4-3.決済代行サービスを利用する場合は注意する
決済手段が複数に渡る場合、各種契約をまとめて一括契約して利便性を高められる決済代行サービスを利用することもできます。その場合には、信頼できるサービス事業者を選ぶのをおすすめします。実績とともにセキュリティ面も強固な事業者がおすすめです。
【参考】
5.越境EC事業を始める際の決済手段の準備方法
決済手段が決まったら、今度はその準備が必要になります。その準備方法をご紹介します。
5-1.決済代行業者と契約する
一般的に、各国の越境ECの決済代行を行っている事業者に委託します。決済代行サービスを利用すると、決済管理や売上金の出金などが手軽に行えるので便利といえます。
まずは希望の決済手段を取り扱っている決済代行サービス事業者を探しましょう。また、海外の越境ECモールを利用する際には、サービスメニューの一環として、決済代行サービス事業者としてのサービスを提供していたり、斡旋したりしている場合も多いため、先に確認しておきましょう。
5-2.決済管理を行う体制を整える
ECの運用管理体制のうち、決済管理についてもしっかりと体制を確保しておきましょう。
また、各決済サービス代行事業者によって詳細は異なりますが、通常はIDやパスワードが発行され、それを越境ECカートなどに設定して運用を開始することになります。設定や管理のできる人員を整えましょう。
【参考】
6.越境ECで決済を受ける際の注意点
越境ECの運用を始めた後、決済を受ける際には、日本での決済とは違う部分があるため、注意すべき点について、しっかりと確認しておきましょう。

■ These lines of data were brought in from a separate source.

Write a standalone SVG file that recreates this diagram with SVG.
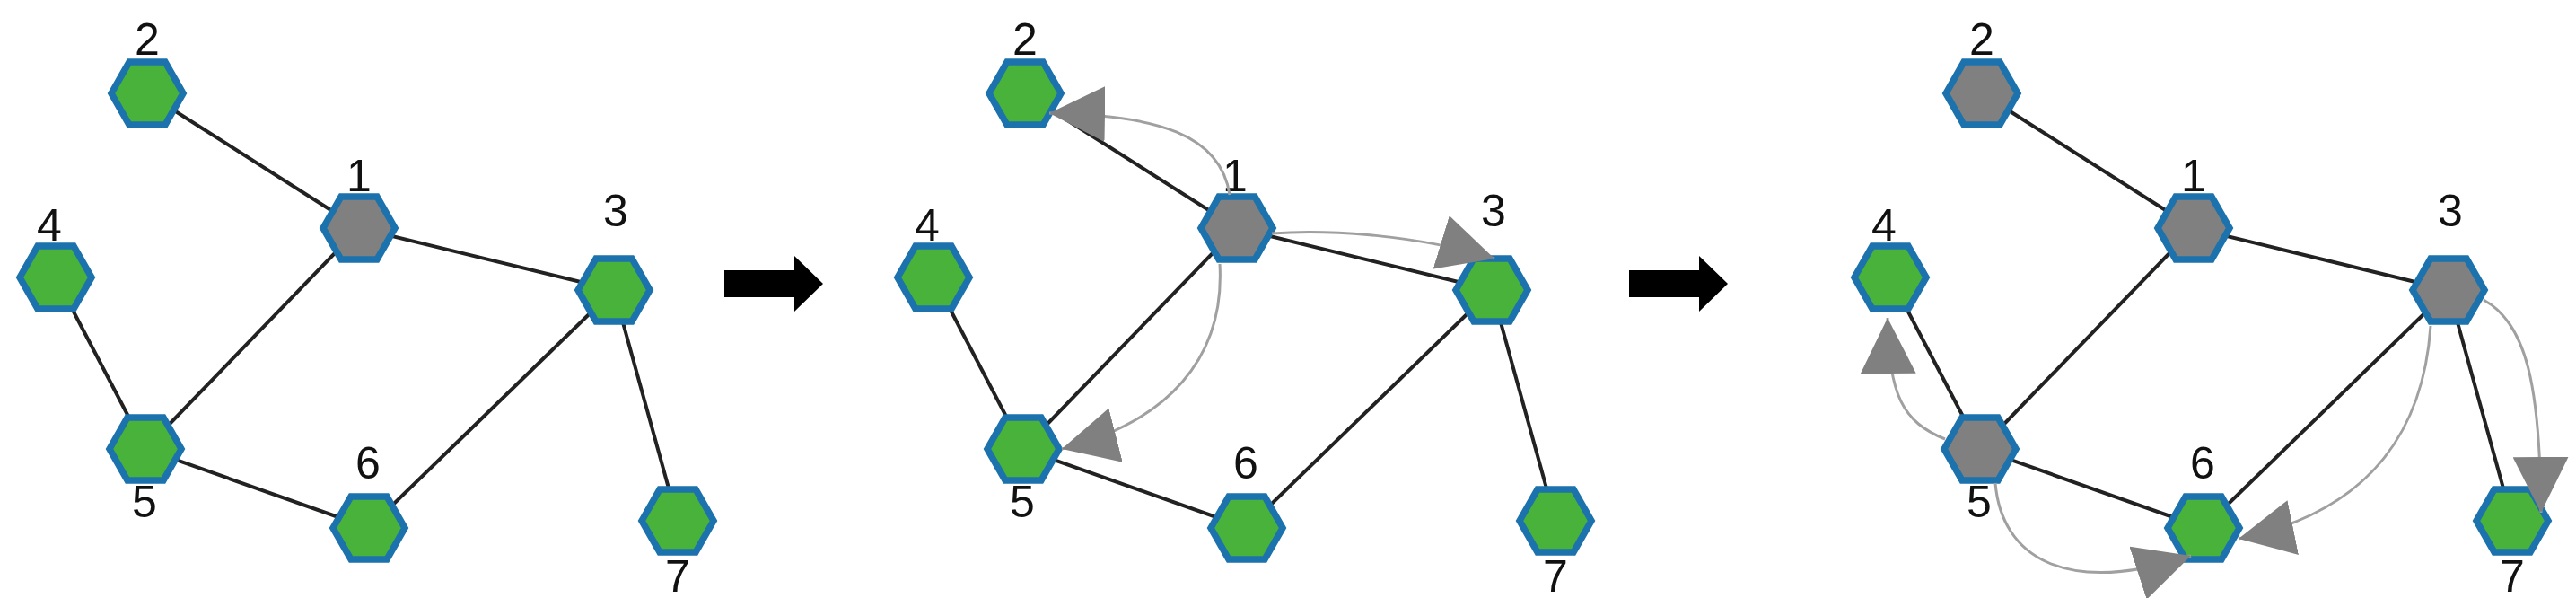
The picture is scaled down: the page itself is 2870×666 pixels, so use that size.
<svg xmlns="http://www.w3.org/2000/svg" xmlns:xlink="http://www.w3.org/1999/xlink" width="2870" height="666" viewBox="0 0 2870 666">
<style>
.e{stroke:#222;stroke-width:4;fill:none}
.h{stroke:#1b72ad;stroke-width:7.5;stroke-linejoin:miter}
.g{fill:#48b23a}.k{fill:#808080}
.t{font-family:"Liberation Sans",Arial,sans-serif;font-size:50px;fill:#111;text-anchor:middle}
.c{stroke:#a0a0a0;stroke-width:3;fill:none;marker-end:url(#ah)}
.big{fill:#000}
</style>
<defs>
<marker id="ah" viewBox="0 0 62 62" refX="62" refY="31" markerWidth="62" markerHeight="62" markerUnits="userSpaceOnUse" orient="auto"><path d="M0,0 L62,31 L0,62 z" fill="#808080"/></marker>
<polygon id="hx" points="-40,0 -20,-35 20,-35 40,0 20,35 -20,35"/>
</defs>
<rect width="2870" height="666" fill="#fff"/>
<g id="connectors">
<g id="edges-p1">
<path class="e" d="M164,104 L400,254 M400,254 L684,323 M400,254 L162,500 M62,309 L162,500 M162,500 L411,588 M411,588 L684,323 M684,323 L755,580"/>
</g>
<g id="edges-p2" transform="translate(978,0)">
<path class="e" d="M164,104 L400,254 M400,254 L684,323 M400,254 L162,500 M62,309 L162,500 M162,500 L411,588 M411,588 L684,323 M684,323 L755,580"/>
</g>
<g id="edges-p3" transform="translate(2044,0)">
<path class="e" d="M164,104 L400,254 M400,254 L684,323 M400,254 L162,500 M62,309 L162,500 M162,500 L411,588 M411,588 L684,323 M684,323 L755,580"/>
</g>
</g>
<g id="panel1">
<g id="p1n1"><use href="#hx" class="h k" x="400" y="254"/><text class="t" x="400" y="213">1</text></g>
<g id="p1n2"><use href="#hx" class="h g" x="164" y="104"/><text class="t" x="164" y="61">2</text></g>
<g id="p1n3"><use href="#hx" class="h g" x="684" y="323"/><text class="t" x="686" y="252">3</text></g>
<g id="p1n4"><use href="#hx" class="h g" x="62" y="309"/><text class="t" x="55" y="268">4</text></g>
<g id="p1n5"><use href="#hx" class="h g" x="162" y="500"/><text class="t" x="161" y="576">5</text></g>
<g id="p1n6"><use href="#hx" class="h g" x="411" y="588"/><text class="t" x="410" y="533">6</text></g>
<g id="p1n7"><use href="#hx" class="h g" x="755" y="580"/><text class="t" x="755" y="659">7</text></g>
</g>
<g id="panel2" transform="translate(978,0)">
<g id="p2n1"><use href="#hx" class="h k" x="400" y="254"/><text class="t" x="398" y="213">1</text></g>
<g id="p2n2"><use href="#hx" class="h g" x="164" y="104"/><text class="t" x="164" y="61">2</text></g>
<g id="p2n3"><use href="#hx" class="h g" x="684" y="323"/><text class="t" x="686" y="252">3</text></g>
<g id="p2n4"><use href="#hx" class="h g" x="62" y="309"/><text class="t" x="55" y="268">4</text></g>
<g id="p2n5"><use href="#hx" class="h g" x="162" y="500"/><text class="t" x="161" y="576">5</text></g>
<g id="p2n6"><use href="#hx" class="h g" x="411" y="588"/><text class="t" x="410" y="533">6</text></g>
<g id="p2n7"><use href="#hx" class="h g" x="755" y="580"/><text class="t" x="755" y="659">7</text></g>
</g>
<g id="panel3" transform="translate(2044,0)">
<g id="p3n1"><use href="#hx" class="h k" x="400" y="254"/><text class="t" x="400" y="213">1</text></g>
<g id="p3n2"><use href="#hx" class="h k" x="164" y="104"/><text class="t" x="164" y="61">2</text></g>
<g id="p3n3"><use href="#hx" class="h k" x="684" y="323"/><text class="t" x="686" y="252">3</text></g>
<g id="p3n4"><use href="#hx" class="h g" x="62" y="309"/><text class="t" x="55" y="268">4</text></g>
<g id="p3n5"><use href="#hx" class="h k" x="162" y="500"/><text class="t" x="161" y="576">5</text></g>
<g id="p3n6"><use href="#hx" class="h g" x="411" y="588"/><text class="t" x="410" y="533">6</text></g>
<g id="p3n7"><use href="#hx" class="h g" x="755" y="580"/><text class="t" x="755" y="659">7</text></g>
</g>
<g id="flows">
<path class="c" d="M1370,217 C1360,150 1290,128 1169,126"/>
<path class="c" d="M1417,260 C1480,255 1580,262 1665,288"/>
<path class="c" d="M1359,294 C1365,400 1300,470 1183,500"/>
<path class="c" d="M2167,489 C2120,470 2104,440 2103,354"/>
<path class="c" d="M2223,538 C2230,620 2300,665 2441,619"/>
<path class="c" d="M2708,363 C2700,480 2640,570 2494,600"/>
<path class="c" d="M2767,334 C2815,360 2830,430 2831,571"/>
</g>
<g id="step-arrows">
<polygon class="big" points="807,301 885,301 885,285 917,316 885,347 885,331 807,331"/>
<polygon class="big" points="1815,301 1893,301 1893,285 1925,316 1893,347 1893,331 1815,331"/>
</g>
</svg>
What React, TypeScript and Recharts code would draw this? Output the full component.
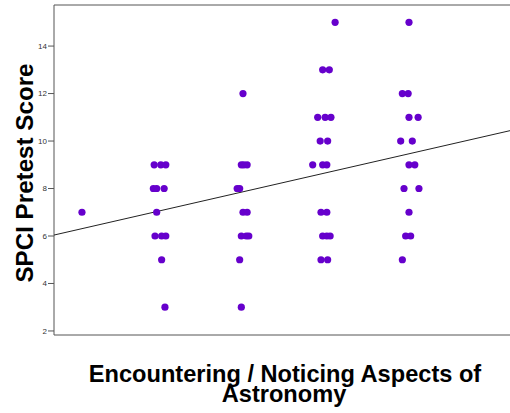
import {
  ScatterChart,
  Scatter,
  XAxis,
  YAxis,
  ReferenceLine,
  Label,
} from "recharts";

// each score sits near its category (1..5), slightly spread so overlaps show
const cat1 = [{ x: 1.06, y: 7 }];

const cat2 = [
  { x: 1.93, y: 9 }, { x: 2.01, y: 9 }, { x: 2.07, y: 9 },
  { x: 1.92, y: 8 }, { x: 1.96, y: 8 }, { x: 2.05, y: 8 },
  { x: 1.96, y: 7 },
  { x: 1.94, y: 6 }, { x: 2.02, y: 6 }, { x: 2.07, y: 6 },
  { x: 2.02, y: 5 },
  { x: 2.06, y: 3 },
];

const cat3 = [
  { x: 3.0, y: 12 },
  { x: 2.98, y: 9 }, { x: 3.01, y: 9 }, { x: 3.05, y: 9 },
  { x: 2.93, y: 8 }, { x: 2.96, y: 8 },
  { x: 3.0, y: 7 }, { x: 3.05, y: 7 },
  { x: 2.98, y: 6 }, { x: 3.04, y: 6 }, { x: 3.07, y: 6 },
  { x: 2.96, y: 5 },
  { x: 2.98, y: 3 },
];

const cat4 = [
  { x: 4.11, y: 15 },
  { x: 3.96, y: 13 }, { x: 4.04, y: 13 },
  { x: 3.9, y: 11 }, { x: 3.99, y: 11 }, { x: 4.06, y: 11 },
  { x: 3.93, y: 10 }, { x: 4.02, y: 10 },
  { x: 3.84, y: 9 }, { x: 3.96, y: 9 }, { x: 4.01, y: 9 },
  { x: 3.94, y: 7 }, { x: 4.01, y: 7 },
  { x: 3.96, y: 6 }, { x: 4.01, y: 6 }, { x: 4.05, y: 6 },
  { x: 3.94, y: 5 }, { x: 4.02, y: 5 },
];

const cat5 = [
  { x: 5.0, y: 15 },
  { x: 4.92, y: 12 }, { x: 4.99, y: 12 },
  { x: 5.0, y: 11 }, { x: 5.11, y: 11 },
  { x: 4.9, y: 10 }, { x: 5.04, y: 10 },
  { x: 5.0, y: 9 }, { x: 5.07, y: 9 },
  { x: 4.94, y: 8 }, { x: 5.12, y: 8 },
  { x: 5.0, y: 7 },
  { x: 4.96, y: 6 }, { x: 5.02, y: 6 },
  { x: 4.92, y: 5 },
];

const fitLine = [
  { x: 0.723, y: 6.04 },
  { x: 6.458, y: 10.63 },
];

const xTicks = [1, 2, 3, 4, 5, 6];
const yTicks = [2, 4, 6, 8, 10, 12, 14];
const xDomain: [number, number] = [0.723, 6.458];
const yDomain: [number, number] = [1.83, 15.73];

const DOT = "#6600cc";
const AXIS = "#555";
const FONT = "'Liberation Sans', Arial, sans-serif";

const allPoints = [...cat1, ...cat2, ...cat3, ...cat4, ...cat5];

const Dot = (p: any) => <circle cx={p.cx} cy={p.cy} r={3.6} fill={DOT} />;

export default function App() {
  return (
    <div
      style={{
        position: "fixed",
        left: 0,
        top: 0,
        width: 510,
        height: 413,
        overflow: "hidden",
        background: "#fff",
        fontFamily: FONT,
      }}
    >
      <ScatterChart
        width={530}
        height={413}
        margin={{ top: 5, right: 0, bottom: 0, left: 0 }}
      >
        <XAxis
          type="number"
          dataKey="x"
          domain={xDomain}
          ticks={xTicks}
          allowDataOverflow
          tick={false}
          tickSize={6}
          height={78}
          axisLine={{ stroke: AXIS }}
          tickLine={{ stroke: AXIS }}
        >
          <Label
            content={() => (
              <text
                textAnchor="middle"
                fontFamily={FONT}
                fontWeight="bold"
                fontSize={23.6}
                fill="#000"
              >
                <tspan x={285} y={382}>Encountering / Noticing Aspects of</tspan>
                <tspan x={284} y={402}>Astronomy</tspan>
              </text>
            )}
          />
        </XAxis>
        <YAxis
          type="number"
          dataKey="y"
          domain={yDomain}
          ticks={yTicks}
          allowDataOverflow
          width={54}
          tickSize={6}
          tickMargin={1}
          tick={{ fontSize: 8, fill: "#333", fontFamily: FONT }}
          axisLine={{ stroke: AXIS }}
          tickLine={{ stroke: AXIS }}
        >
          <Label
            content={(props: any) => {
              const vb = props.viewBox || { y: 5, height: 330 };
              const cy = vb.y + vb.height / 2 + 3;
              return (
                <text
                  x={33}
                  y={cy}
                  transform={`rotate(-90 33 ${cy})`}
                  textAnchor="middle"
                  fontFamily={FONT}
                  fontWeight="bold"
                  fontSize={24.2}
                  fill="#000"
                >
                  SPCI Pretest Score
                </text>
              );
            }}
          />
        </YAxis>
        <ReferenceLine y={yDomain[1]} stroke={AXIS} ifOverflow="visible" />
        <Scatter
          data={fitLine}
          line={{ stroke: "#222", strokeWidth: 1 }}
          shape={() => <g />}
          isAnimationActive={false}
          legendType="none"
        />
        <Scatter
          data={allPoints}
          shape={Dot}
          isAnimationActive={false}
        />
      </ScatterChart>
    </div>
  );
}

6-1.為替の影響で価格が流動的であることを踏まえる
越境ECの場合、現地の通貨で販売するのか、日本円で販売するのかによって為替変動リスクを誰が追うのかが変わってきます。
例えば米国の越境ECにおいて、ドルで販売する場合、ドルで売り上げが入ってくることになります。すると、日本企業である自社が、日本円に両替する際の為替変動リスクを抱えることになります。
一方、米国の越境ECにおいて、円で販売する場合は、売り上げも円で入金がされます。これは自社にとってわかりやすくシンプルではありますが、商品を購入する顧客が為替変動リスクを負います。
つまり購入時に消費者が意図していた金額と、実際の支払額が異なってしまう場合があるということです。また顧客は、海外旅行に行って現地で物を買うのと同様に買い物をすることになります。普段から慣れ親しんだ現地通貨でないために、ハードルが上がるほか、その商品の価格が高いのか、それとも低いのかといった判断に迷うという懸念もあります。
これらの為替変動リスクについて踏まえておく必要があります。
6-2.各商品の関税見込み額を表示する
越境ECでは、物品の輸出入に際して支払う必要が発生する税金「関税」についても配慮が必要です。関税は、販売者ではなく、輸入者である消費者が支払うのが一般的です。そのため、場合によっては関税支払いのトラブルが生じる恐れもあります。スムーズな取引を行うためには、あらかじめ各商品の関税見込み額を表示するなど工夫する必要があります。
6-3.クレジットカードの限度額について留意する
クレジットカードは、海外では多くの国で主流となっている決済手段ですが、一部の国・機関が発行するクレジットカードでは、海外での決済について通常の限度額以下に設定されていることがあります。
限度額があることで購入できない消費者からのクレームなどを想定し、クレジットカード以外の決済手段も合わせて用意しておくなど対応することが大切です。
7.まとめ
中国の越境ECでは、確実に商品が顧客の元に届いてはじめて店舗へ代金が振り込まれる第三者決済が主流になっています。これは、詐欺や偽造品などの多い中国だからこその信頼性をより多く求めるしくみといえます。
また第三者決済に押されてはいるものの、デビットカードが相変わらず多く利用されていることは、日本と異なる点であることから注目したいところです。消費者が決済しやすいものを導入することで、成果につながるでしょう。
また世界各国で越境ECを行う際、決済手段は最適なものを選択し、リスクのあることは事前に対応するのをおすすめします。